## [GIVEN INSTRUCTION]
Leave out the pictures, and write out exactly the lines from the beginning of the material to the line holding "import plotly.graph_objects as go", that line included, and nothing else.

## [DATASET EXTRACT]
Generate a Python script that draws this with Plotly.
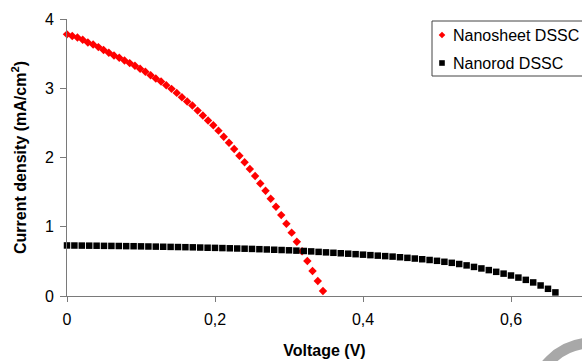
import plotly.graph_objects as go

# ---------------- data ----------------
nanosheet_voltage = [
    0.0000, 0.0071, 0.0141, 0.0212, 0.0282, 0.0353, 0.0424, 0.0494, 0.0565, 0.0635,
    0.0706, 0.0777, 0.0847, 0.0918, 0.0988, 0.1059, 0.1130, 0.1200, 0.1271, 0.1341,
    0.1412, 0.1483, 0.1553, 0.1624, 0.1694, 0.1765, 0.1836, 0.1906, 0.1977, 0.2047,
    0.2118, 0.2189, 0.2259, 0.2330, 0.2400, 0.2471, 0.2542, 0.2612, 0.2683, 0.2753,
    0.2824, 0.2895, 0.2965, 0.3036, 0.3106, 0.3177, 0.3248, 0.3318, 0.3389, 0.3459,
]
nanosheet_current = [
    3.778, 3.753, 3.734, 3.700, 3.662, 3.633, 3.594, 3.551, 3.512, 3.474,
    3.440, 3.401, 3.363, 3.324, 3.281, 3.237, 3.189, 3.141, 3.097, 3.044,
    2.991, 2.933, 2.871, 2.808, 2.750, 2.677, 2.605, 2.533, 2.466, 2.388,
    2.301, 2.214, 2.123, 2.026, 1.930, 1.834, 1.732, 1.626, 1.520, 1.404,
    1.288, 1.168, 1.044, 0.915, 0.782, 0.645, 0.505, 0.362, 0.218, 0.072,
]

nanorod_voltage = [
    0.00, 0.01, 0.02, 0.03, 0.04, 0.05, 0.06, 0.07, 0.08, 0.09,
    0.10, 0.11, 0.12, 0.13, 0.14, 0.15, 0.16, 0.17, 0.18, 0.19,
    0.20, 0.21, 0.22, 0.23, 0.24, 0.25, 0.26, 0.27, 0.28, 0.29,
    0.30, 0.31, 0.32, 0.33, 0.34, 0.35, 0.36, 0.37, 0.38, 0.39,
    0.40, 0.41, 0.42, 0.43, 0.44, 0.45, 0.46, 0.47, 0.48, 0.49,
    0.50, 0.51, 0.52, 0.53, 0.54, 0.55, 0.56, 0.57, 0.58, 0.59,
    0.60, 0.61, 0.62, 0.63, 0.64, 0.65, 0.66,
]
nanorod_current = [
    0.730, 0.729, 0.728, 0.727, 0.726, 0.724, 0.723, 0.722, 0.720, 0.719,
    0.717, 0.715, 0.713, 0.711, 0.709, 0.707, 0.705, 0.703, 0.700, 0.697,
    0.695, 0.692, 0.689, 0.686, 0.683, 0.680, 0.676, 0.672, 0.668, 0.664,
    0.660, 0.655, 0.650, 0.644, 0.637, 0.630, 0.624, 0.617, 0.611, 0.604,
    0.597, 0.590, 0.583, 0.576, 0.569, 0.560, 0.551, 0.541, 0.531, 0.520,
    0.508, 0.494, 0.479, 0.462, 0.442, 0.420, 0.398, 0.374, 0.349, 0.323,
    0.296, 0.266, 0.233, 0.196, 0.152, 0.104, 0.052,
]

series_names = ["Nanosheet DSSC", "Nanorod DSSC"]
x_tick_vals = [0, 0.2, 0.4, 0.6]
x_tick_labels = ["0", "0,2", "0,4", "0,6"]
y_tick_vals = [0, 1, 2, 3, 4]
y_tick_labels = ["0", "1", "2", "3", "4"]

# ---------------- layout constants ----------------
W, H = 582, 361
ML, MR, MT, MB = 67, 0, 19, 65
PW = W - ML - MR
PH = H - MT - MB
FONT = "Liberation Sans, Arial, sans-serif"
AXIS_GRAY = "#7a7a7a"


def px_x(px):
    return (px - ML) / PW


def px_y(py):
    return (H - MB - py) / PH


fig = go.Figure()
fig.add_trace(go.Scatter(
    x=nanosheet_voltage, y=nanosheet_current, name=series_names[0],
    mode="markers", cliponaxis=False, showlegend=False,
    marker=dict(symbol="diamond", size=6.5, color="#ff0000", line=dict(width=0)),
))
fig.add_trace(go.Scatter(
    x=nanorod_voltage, y=nanorod_current, name=series_names[1],
    mode="markers", cliponaxis=False, showlegend=False,
    marker=dict(symbol="square", size=6.5, color="#000000", line=dict(width=0)),
))

fig.update_xaxes(
    range=[0, (W - ML) / 740.0], showline=True, linecolor=AXIS_GRAY, linewidth=1,
    ticks="outside", ticklen=5, tickcolor=AXIS_GRAY, tickwidth=1,
    tickvals=x_tick_vals, ticktext=x_tick_labels,
    showgrid=False, zeroline=False, ticklabelstandoff=4,
    tickfont=dict(family=FONT, size=16, color="#000"),
    title=dict(text="<b>Voltage (V)</b>", font=dict(family=FONT, size=16, color="#000"), standoff=17),
)
fig.update_yaxes(
    range=[0, 4], showline=True, linecolor=AXIS_GRAY, linewidth=1,
    ticks="outside", ticklen=6, tickcolor=AXIS_GRAY, tickwidth=1,
    tickvals=y_tick_vals, ticktext=y_tick_labels,
    showgrid=False, zeroline=False, ticklabelstandoff=3,
    tickfont=dict(family=FONT, size=16, color="#000"),
    title=dict(text="<b>Current density (mA/cm<sup>2</sup>)</b>",
               font=dict(family=FONT, size=16, color="#000"), standoff=14),
)

# manual legend (box is cut by the right edge as in the reference)
shapes = [
    dict(type="rect", xref="paper", yref="paper",
         x0=px_x(432), x1=px_x(640), y0=px_y(76), y1=px_y(21),
         line=dict(color="#444444", width=1), fillcolor="white", layer="above"),
    dict(type="path", xref="paper", yref="paper", xsizemode="pixel", ysizemode="pixel",
         xanchor=px_x(442), yanchor=px_y(35),
         path="M 0,3.3 L 3.3,0 L 0,-3.3 L -3.3,0 Z",
         fillcolor="#ff0000", line=dict(width=0), layer="above"),
    dict(type="rect", xref="paper", yref="paper", xsizemode="pixel", ysizemode="pixel",
         xanchor=px_x(442), yanchor=px_y(63), x0=-2.8, x1=2.8, y0=-2.8, y1=2.8,
         fillcolor="#000000", line=dict(width=0), layer="above"),
    # grey watermark ring in the bottom-right corner
    dict(type="circle", xref="paper", yref="paper", xsizemode="pixel", ysizemode="pixel",
         xanchor=px_x(592), yanchor=px_y(402), x0=-59, x1=59, y0=-59, y1=59,
         line=dict(color="#a8a8a8", width=11), layer="above"),
]
annotations = [
    dict(xref="paper", yref="paper", x=px_x(451), y=px_y(35), text=series_names[0],
         showarrow=False, xanchor="left", yanchor="middle",
         font=dict(family=FONT, size=16, color="#000")),
    dict(xref="paper", yref="paper", x=px_x(451), y=px_y(63), text=series_names[1],
         showarrow=False, xanchor="left", yanchor="middle",
         font=dict(family=FONT, size=16, color="#000")),
]

fig.update_layout(
    width=W, height=H,
    margin=dict(l=ML, r=MR, t=MT, b=MB, autoexpand=False),
    paper_bgcolor="white", plot_bgcolor="white",
    showlegend=False, shapes=shapes, annotations=annotations,
    font=dict(family=FONT, size=16, color="#000"),
)

fig.write_html("out.html")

## [FINISHED TASK]
Generate a Python script that draws this with Plotly.
import plotly.graph_objects as go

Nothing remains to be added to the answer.